После возвращения Чехова в Москву он регулярно встречается с Давыдовым, имя актера часто можно встретить в чеховских письмах 1887–1888 годов. Они бывают друг у друга дома, подолгу беседуют о театре. У них много общих знакомых, особенно среди петербургских литераторов. Однажды Чехов сказал сидевшему у него Давыдову, что собирается писать Д. В. Григоровичу. Давыдов тут же сел за стол и написал письмо Григоровичу, которое Чехов приложил к своему. В другой раз Чехову принесли письмо от Я. П. Полонского как раз в то время, когда у него был Давыдов. В письме — стихотворение Полонского "У двери". Давыдов тут же прочитал его. "И таким образом, — писал Чехов 22 февраля 1888 года Полонскому, — я сподобился услышать хорошее стихотворение в хорошем чтении" [81].
Закончив сезон 1887/88 года у Корша, Давыдов вернулся на Александрийскую сцену. Чехов писал ему: "Петербург выиграл, а Москва в проигрыше; мы остаемся без В. Н. Давыдова, а я лично без одного из тех знакомых, расположение которых я особенно ценю. {…} Я рад, что судьба, хотя не надолго, столкнула меня с Вами и дала мне возможность узнать Вас" [82].
[* Это первое письмо Чехова к Давыдову. Всего до нас дошло восемь писем Чехова к Давыдову за период 1887–1889 годов и три письма Давыдова к Чехову за 1889 год.]
По приезде в Петербург Давыдов часто выступал с рассказами Чехова на литературных вечерах, концертах, в частных домах. Чеховские рассказы читали и другие артисты, но к Давыдову проявляли особый интерес: это был актер, хорошо знавший писателя лично, имевший заслуженную репутацию превосходного чтеца. В эстрадном репертуаре Давыдова были «Злоумышленник», «Налим», «Ванька», "Злой мальчик", «Трагик», «Припадок» и другие рассказы.

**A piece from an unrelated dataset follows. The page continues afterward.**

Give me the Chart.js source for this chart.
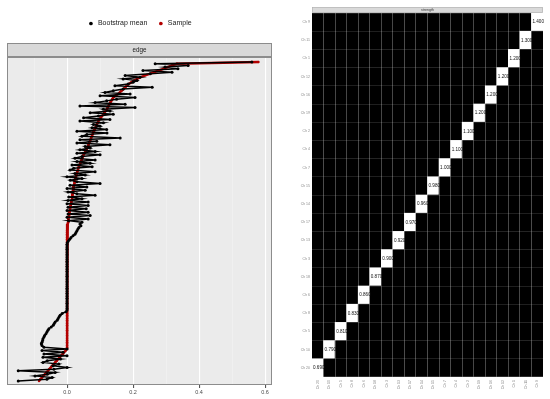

Вопрос о постановке «Иванова» в Александрийском театре долго обсуждался в литературно-театральных кругах Петербурга. Близился бенефис главного режиссера Александрийского театра Ф. А. Федорова-Юрковского. Образованный человек с передовыми взглядами, он тянулся к молодым писателям, артистам и чутко улавливал настроения времени. Со всех сторон ему советовали взять в бенефис «Иванова». Об этом говорили Давыдов, Н. Ф. Сазонов, И. Л. Щеглов. Он согласился. Между тем в конце 1888 года Чехов переработал «Иванова» и создал новый вариант пьесы.
Работа Чехова над «Ивановым», разные редакции детально исследованы в статьях С. Д. Балухатого, А. П. Скафтымова, И. Ю. Твердохлебова. В весьма содержательной работе И. Ю. Твердохлебова читаем: "У Чехова два «Иванова»: комедия в четырех актах и пяти картинах, шедшая на сцене театра Корша в 1887 г. и быстро исчезнувшая из репертуара, и драма в четырех актах и четырех картинах, поставленная в 1889 г. в Александрийском театре и имевшая там шумный успех. Комедия о слабом, рыхлом, ничем не примечательном, обыкновенном человеке, отдавшемся течению жизни и умирающем внезапно, почти случайно. И драма о «герое», охваченном острейшим внутренним разладом и кончающем жизнь самоубийством" [83].
Утверждение, что у Чехова два «Иванова» — дань полемическому заострению проблемы. У Чехова все-таки одна пьеса с этим названием. Но то, что Чехов внес серьезные изменения в первоначальный вариант, — бесспорно.
Хотя Чехов сам назначил Давыдову роль Иванова в постановке Александрийского театра, он сомневался, сможет ли актер удачно сыграть роль в новом варианте. "Разве Давыдов может быть то мягким, то бешеным?" — писал он А. С. Суворину84. Давыдов мог быть и мягким и бешеным, и это Чехов знал. Сомнения его относились к переходам от одного состояния к другому, мог ли актер плавно и мягко осуществить их. Со своей стороны, Давыдов не был уверен в успехе пьесы. И не желая, как главный исполнитель, быть ответственным за возможную неудачу, он даже подумывал о том, чтобы взять какую-либо другую роль, только не Иванова. "По слухам Вы желаете играть Лебедева, — писал Чехов Давыдову 4 января 1889 года. — Всякое Ваше желание в сфере «Иванова» составляет для меня закон" [85]. С. И. Смирнова-Сазонова отметила в дневнике 15 января 1889 года: "Задал Чехов работы с «Ивановым». Давыдов эту роль играть не хочет, Николай (Сазонов — АН. А.) тоже, а кроме их некому".